= Work to do =
Type out the complete listing below word for word, without its pictures.

= Provided material =
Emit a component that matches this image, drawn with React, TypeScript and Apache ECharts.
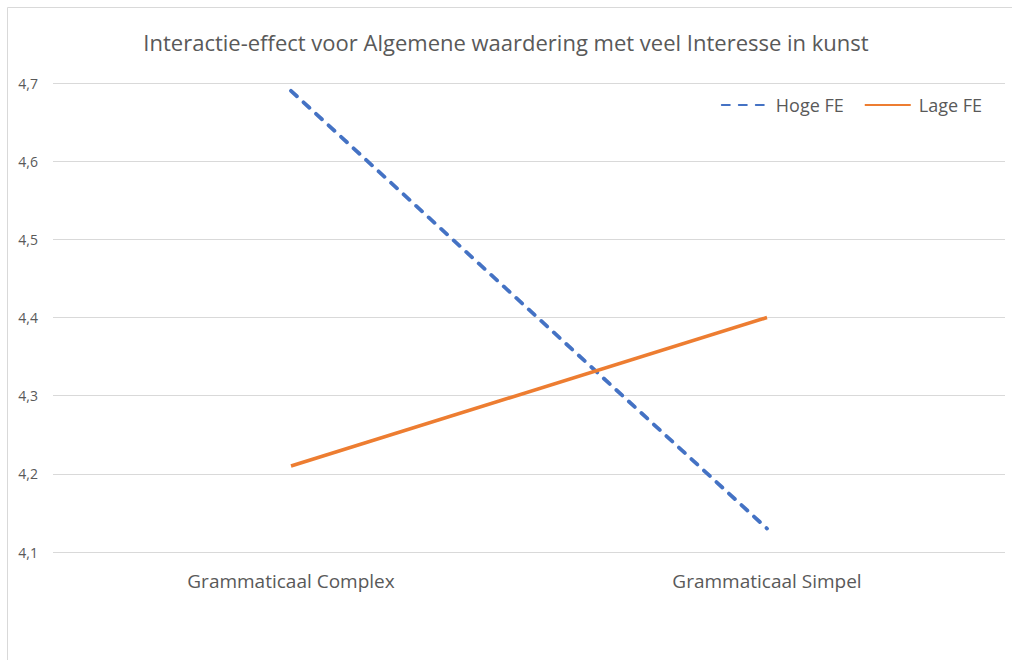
import React, { useEffect, useRef } from "react";
import * as echarts from "echarts";

const title = "Interactie-effect voor Algemene waardering met veel Interesse in kunst";
const categories = ["Grammaticaal Complex", "Grammaticaal Simpel"];
const hogeFE = [4.69, 4.13];
const lageFE = [4.21, 4.4];
const seriesNames = ["Hoge FE", "Lage FE"];

export default function App() {
  const ref = useRef<HTMLDivElement>(null);
  useEffect(() => {
    const chart = echarts.init(ref.current!, null, { renderer: "svg" });
    const font = "Open Sans";
    chart.setOption({
      animation: false,
      backgroundColor: "#ffffff",
      title: {
        text: title,
        left: "center",
        top: 26,
        textStyle: { fontFamily: font, fontSize: 22, fontWeight: "normal", color: "#595959" },
      },
      legend: {
        right: 25,
        top: 91,
        itemWidth: 46,
        itemHeight: 14,
        itemGap: 20,
        itemStyle: { opacity: 0 },
        textStyle: { fontFamily: font, fontSize: 18, color: "#595959", padding: [0, 0, 0, 3] },
        data: seriesNames,
      },
      grid: { left: 53, right: 7, top: 83, bottom: 108 },
      xAxis: {
        type: "category",
        data: categories,
        axisLine: { show: false },
        axisTick: { show: false },
        axisLabel: { fontFamily: font, fontSize: 19, color: "#595959", margin: 19 },
      },
      yAxis: {
        type: "value",
        min: 4.1,
        max: 4.7,
        interval: 0.1,
        axisLine: { show: false },
        axisTick: { show: false },
        splitLine: { lineStyle: { color: "#d9d9d9", width: 1 } },
        axisLabel: {
          fontFamily: font,
          fontSize: 14,
          color: "#595959",
          margin: 15,
          formatter: (v: number) => v.toFixed(1).replace(".", ","),
        },
      },
      graphic: [
        {
          type: "rect",
          silent: true,
          shape: { x: 7.5, y: 7.5, width: 1100, height: 700 },
          style: { fill: "none", stroke: "#d9d9d9", lineWidth: 1 },
        },
      ],
      series: [
        {
          name: seriesNames[0],
          type: "line",
          data: hogeFE,
          symbol: "none",
          lineStyle: { color: "#4472C4", width: 3.8, type: [8, 9], cap: "round" },
          itemStyle: { color: "#4472C4" },
        },
        {
          name: seriesNames[1],
          type: "line",
          data: lageFE,
          symbol: "none",
          lineStyle: { color: "#ED7D31", width: 3.5 },
          itemStyle: { color: "#ED7D31" },
        },
      ],
    });
    return () => chart.dispose();
  }, []);
  return (
    <div
      ref={ref}
      style={{ position: "fixed", left: 0, top: 0, width: 1012, height: 660 }}
    />
  );
}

= Written response =
Emit a component that matches this image, drawn with React, TypeScript and Apache ECharts.
import React, { useEffect, useRef } from "react";
import * as echarts from "echarts";

const title = "Interactie-effect voor Algemene waardering met veel Interesse in kunst";
const categories = ["Grammaticaal Complex", "Grammaticaal Simpel"];
const hogeFE = [4.69, 4.13];
const lageFE = [4.21, 4.4];
const seriesNames = ["Hoge FE", "Lage FE"];

export default function App() {
  const ref = useRef<HTMLDivElement>(null);
  useEffect(() => {
    const chart = echarts.init(ref.current!, null, { renderer: "svg" });
    const font = "Open Sans";
    chart.setOption({
      animation: false,
      backgroundColor: "#ffffff",
      title: {
        text: title,
        left: "center",
        top: 26,
        textStyle: { fontFamily: font, fontSize: 22, fontWeight: "normal", color: "#595959" },
      },
      legend: {
        right: 25,
        top: 91,
        itemWidth: 46,
        itemHeight: 14,
        itemGap: 20,
        itemStyle: { opacity: 0 },
        textStyle: { fontFamily: font, fontSize: 18, color: "#595959", padding: [0, 0, 0, 3] },
        data: seriesNames,
      },
      grid: { left: 53, right: 7, top: 83, bottom: 108 },
      xAxis: {
        type: "category",
        data: categories,
        axisLine: { show: false },
        axisTick: { show: false },
        axisLabel: { fontFamily: font, fontSize: 19, color: "#595959", margin: 19 },
      },
      yAxis: {
        type: "value",
        min: 4.1,
        max: 4.7,
        interval: 0.1,
        axisLine: { show: false },
        axisTick: { show: false },
        splitLine: { lineStyle: { color: "#d9d9d9", width: 1 } },
        axisLabel: {
          fontFamily: font,
          fontSize: 14,
          color: "#595959",
          margin: 15,
          formatter: (v: number) => v.toFixed(1).replace(".", ","),
        },
      },
      graphic: [
        {
          type: "rect",
          silent: true,
          shape: { x: 7.5, y: 7.5, width: 1100, height: 700 },
          style: { fill: "none", stroke: "#d9d9d9", lineWidth: 1 },
        },
      ],
      series: [
        {
          name: seriesNames[0],
          type: "line",
          data: hogeFE,
          symbol: "none",
          lineStyle: { color: "#4472C4", width: 3.8, type: [8, 9], cap: "round" },
          itemStyle: { color: "#4472C4" },
        },
        {
          name: seriesNames[1],
          type: "line",
          data: lageFE,
          symbol: "none",
          lineStyle: { color: "#ED7D31", width: 3.5 },
          itemStyle: { color: "#ED7D31" },
        },
      ],
    });
    return () => chart.dispose();
  }, []);
  return (
    <div
      ref={ref}
      style={{ position: "fixed", left: 0, top: 0, width: 1012, height: 660 }}
    />
  );
}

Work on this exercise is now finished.